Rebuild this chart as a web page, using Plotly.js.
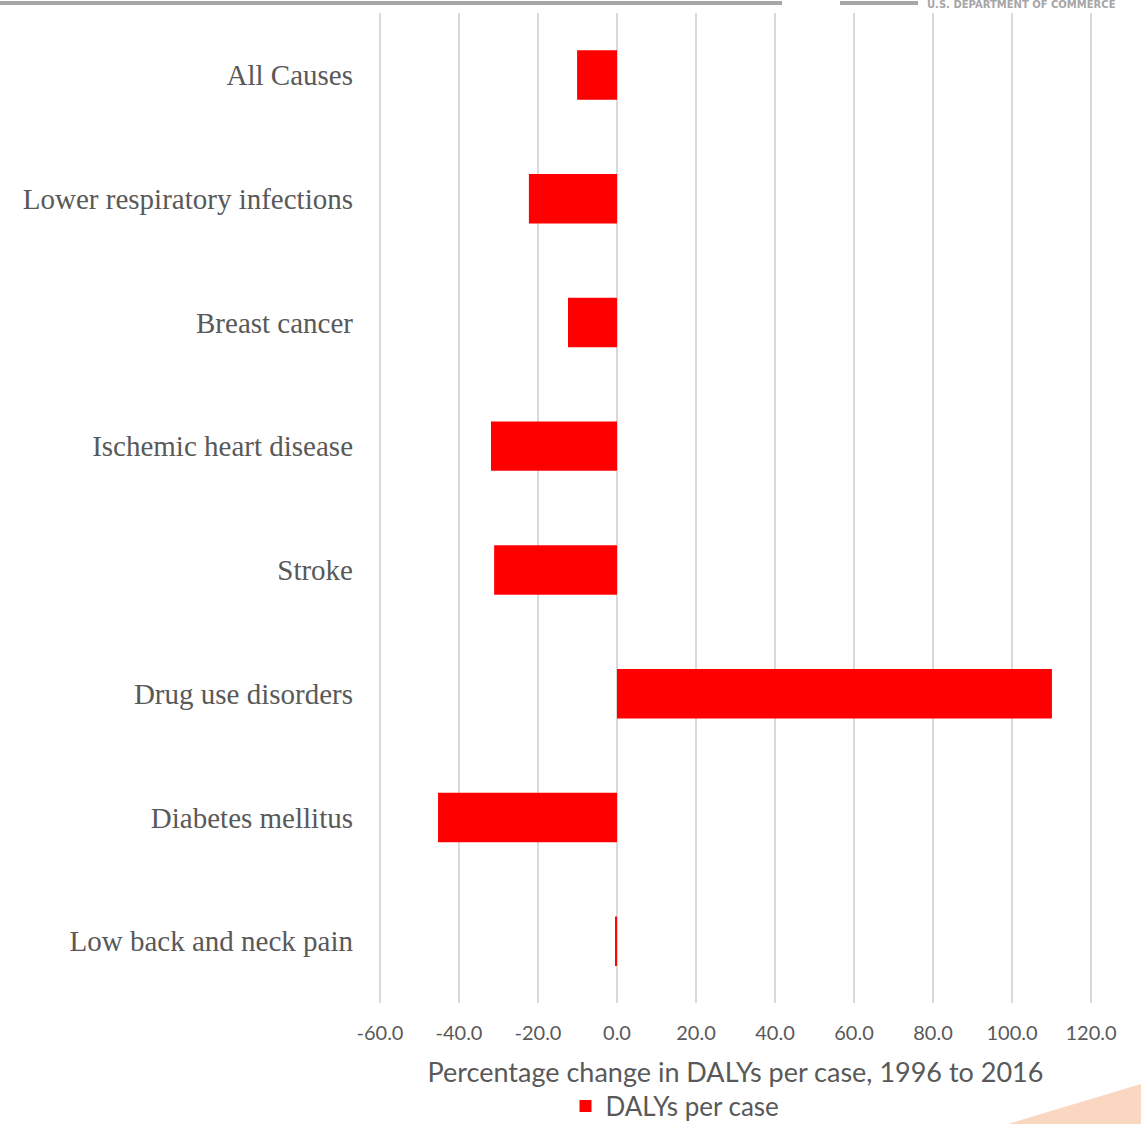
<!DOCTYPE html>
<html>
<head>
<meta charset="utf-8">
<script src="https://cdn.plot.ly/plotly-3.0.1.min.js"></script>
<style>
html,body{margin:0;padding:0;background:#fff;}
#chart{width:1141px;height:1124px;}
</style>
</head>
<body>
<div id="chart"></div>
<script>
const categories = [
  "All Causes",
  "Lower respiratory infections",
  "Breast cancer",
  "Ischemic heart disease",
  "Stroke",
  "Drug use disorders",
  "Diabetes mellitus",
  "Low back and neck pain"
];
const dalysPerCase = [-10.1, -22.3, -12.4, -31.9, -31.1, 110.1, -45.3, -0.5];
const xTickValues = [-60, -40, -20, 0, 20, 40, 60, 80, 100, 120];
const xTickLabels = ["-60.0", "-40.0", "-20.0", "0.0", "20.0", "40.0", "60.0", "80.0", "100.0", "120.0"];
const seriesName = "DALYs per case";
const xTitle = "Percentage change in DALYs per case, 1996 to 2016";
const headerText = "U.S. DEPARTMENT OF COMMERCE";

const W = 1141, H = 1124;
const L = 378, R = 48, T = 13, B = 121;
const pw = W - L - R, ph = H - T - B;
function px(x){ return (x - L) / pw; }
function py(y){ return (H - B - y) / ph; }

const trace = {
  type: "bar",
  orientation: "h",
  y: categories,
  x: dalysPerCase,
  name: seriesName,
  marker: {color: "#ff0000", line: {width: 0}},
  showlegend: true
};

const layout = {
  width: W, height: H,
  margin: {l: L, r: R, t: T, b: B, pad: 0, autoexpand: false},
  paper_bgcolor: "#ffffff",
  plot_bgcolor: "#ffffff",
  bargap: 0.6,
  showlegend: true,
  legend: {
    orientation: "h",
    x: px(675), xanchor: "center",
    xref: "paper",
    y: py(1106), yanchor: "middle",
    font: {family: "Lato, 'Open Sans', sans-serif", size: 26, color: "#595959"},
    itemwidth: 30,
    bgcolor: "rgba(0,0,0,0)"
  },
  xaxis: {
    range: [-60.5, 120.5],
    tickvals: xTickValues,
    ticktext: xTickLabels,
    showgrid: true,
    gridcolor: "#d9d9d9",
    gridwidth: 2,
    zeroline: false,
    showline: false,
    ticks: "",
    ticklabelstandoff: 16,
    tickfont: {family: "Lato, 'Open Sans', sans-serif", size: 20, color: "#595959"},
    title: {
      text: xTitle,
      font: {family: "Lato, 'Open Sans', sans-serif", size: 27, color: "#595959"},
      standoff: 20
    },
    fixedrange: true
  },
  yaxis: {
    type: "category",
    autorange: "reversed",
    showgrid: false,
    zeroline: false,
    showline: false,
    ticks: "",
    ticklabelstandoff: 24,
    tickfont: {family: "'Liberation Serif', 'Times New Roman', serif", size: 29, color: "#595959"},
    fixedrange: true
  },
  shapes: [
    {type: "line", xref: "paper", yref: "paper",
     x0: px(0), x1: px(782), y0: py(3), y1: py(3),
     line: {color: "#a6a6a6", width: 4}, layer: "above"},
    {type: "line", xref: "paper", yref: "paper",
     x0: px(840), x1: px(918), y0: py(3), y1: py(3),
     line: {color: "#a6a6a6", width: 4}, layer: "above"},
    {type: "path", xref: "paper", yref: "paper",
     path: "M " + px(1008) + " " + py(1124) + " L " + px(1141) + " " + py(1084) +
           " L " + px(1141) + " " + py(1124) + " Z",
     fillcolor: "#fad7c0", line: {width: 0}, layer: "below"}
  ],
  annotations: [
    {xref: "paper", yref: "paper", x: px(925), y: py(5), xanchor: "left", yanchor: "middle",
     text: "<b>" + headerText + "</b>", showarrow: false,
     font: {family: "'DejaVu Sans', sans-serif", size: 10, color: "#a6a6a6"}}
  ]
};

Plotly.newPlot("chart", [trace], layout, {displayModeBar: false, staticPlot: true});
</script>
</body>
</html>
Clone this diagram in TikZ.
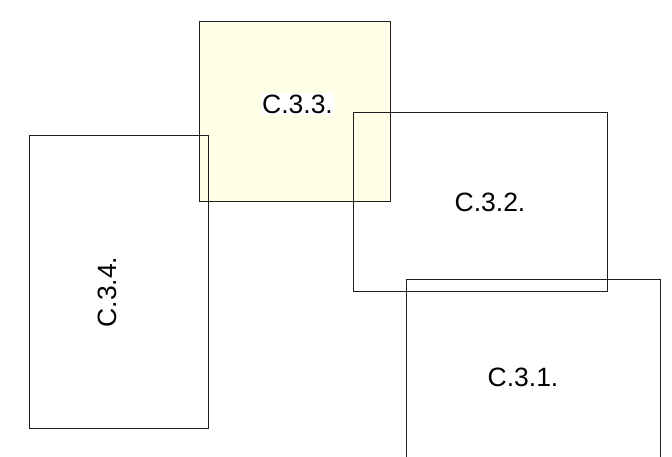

************

Restate the data above word for word. Skip every picture.

**Finished exercise:**
Rebuild this chart as a web page, using Plotly.js.
<!DOCTYPE html>
<html>
<head>
<meta charset="utf-8">
<script src="https://cdn.plot.ly/plotly-3.0.1.min.js"></script>
<style>
html,body{margin:0;padding:0;background:#fff;}
#chart{width:1141px;height:1124px;}
</style>
</head>
<body>
<div id="chart"></div>
<script>
const categories = [
  "All Causes",
  "Lower respiratory infections",
  "Breast cancer",
  "Ischemic heart disease",
  "Stroke",
  "Drug use disorders",
  "Diabetes mellitus",
  "Low back and neck pain"
];
const dalysPerCase = [-10.1, -22.3, -12.4, -31.9, -31.1, 110.1, -45.3, -0.5];
const xTickValues = [-60, -40, -20, 0, 20, 40, 60, 80, 100, 120];
const xTickLabels = ["-60.0", "-40.0", "-20.0", "0.0", "20.0", "40.0", "60.0", "80.0", "100.0", "120.0"];
const seriesName = "DALYs per case";
const xTitle = "Percentage change in DALYs per case, 1996 to 2016";
const headerText = "U.S. DEPARTMENT OF COMMERCE";

const W = 1141, H = 1124;
const L = 378, R = 48, T = 13, B = 121;
const pw = W - L - R, ph = H - T - B;
function px(x){ return (x - L) / pw; }
function py(y){ return (H - B - y) / ph; }

const trace = {
  type: "bar",
  orientation: "h",
  y: categories,
  x: dalysPerCase,
  name: seriesName,
  marker: {color: "#ff0000", line: {width: 0}},
  showlegend: true
};

const layout = {
  width: W, height: H,
  margin: {l: L, r: R, t: T, b: B, pad: 0, autoexpand: false},
  paper_bgcolor: "#ffffff",
  plot_bgcolor: "#ffffff",
  bargap: 0.6,
  showlegend: true,
  legend: {
    orientation: "h",
    x: px(675), xanchor: "center",
    xref: "paper",
    y: py(1106), yanchor: "middle",
    font: {family: "Lato, 'Open Sans', sans-serif", size: 26, color: "#595959"},
    itemwidth: 30,
    bgcolor: "rgba(0,0,0,0)"
  },
  xaxis: {
    range: [-60.5, 120.5],
    tickvals: xTickValues,
    ticktext: xTickLabels,
    showgrid: true,
    gridcolor: "#d9d9d9",
    gridwidth: 2,
    zeroline: false,
    showline: false,
    ticks: "",
    ticklabelstandoff: 16,
    tickfont: {family: "Lato, 'Open Sans', sans-serif", size: 20, color: "#595959"},
    title: {
      text: xTitle,
      font: {family: "Lato, 'Open Sans', sans-serif", size: 27, color: "#595959"},
      standoff: 20
    },
    fixedrange: true
  },
  yaxis: {
    type: "category",
    autorange: "reversed",
    showgrid: false,
    zeroline: false,
    showline: false,
    ticks: "",
    ticklabelstandoff: 24,
    tickfont: {family: "'Liberation Serif', 'Times New Roman', serif", size: 29, color: "#595959"},
    fixedrange: true
  },
  shapes: [
    {type: "line", xref: "paper", yref: "paper",
     x0: px(0), x1: px(782), y0: py(3), y1: py(3),
     line: {color: "#a6a6a6", width: 4}, layer: "above"},
    {type: "line", xref: "paper", yref: "paper",
     x0: px(840), x1: px(918), y0: py(3), y1: py(3),
     line: {color: "#a6a6a6", width: 4}, layer: "above"},
    {type: "path", xref: "paper", yref: "paper",
     path: "M " + px(1008) + " " + py(1124) + " L " + px(1141) + " " + py(1084) +
           " L " + px(1141) + " " + py(1124) + " Z",
     fillcolor: "#fad7c0", line: {width: 0}, layer: "below"}
  ],
  annotations: [
    {xref: "paper", yref: "paper", x: px(925), y: py(5), xanchor: "left", yanchor: "middle",
     text: "<b>" + headerText + "</b>", showarrow: false,
     font: {family: "'DejaVu Sans', sans-serif", size: 10, color: "#a6a6a6"}}
  ]
};

Plotly.newPlot("chart", [trace], layout, {displayModeBar: false, staticPlot: true});
</script>
</body>
</html>
Clone this diagram in TikZ.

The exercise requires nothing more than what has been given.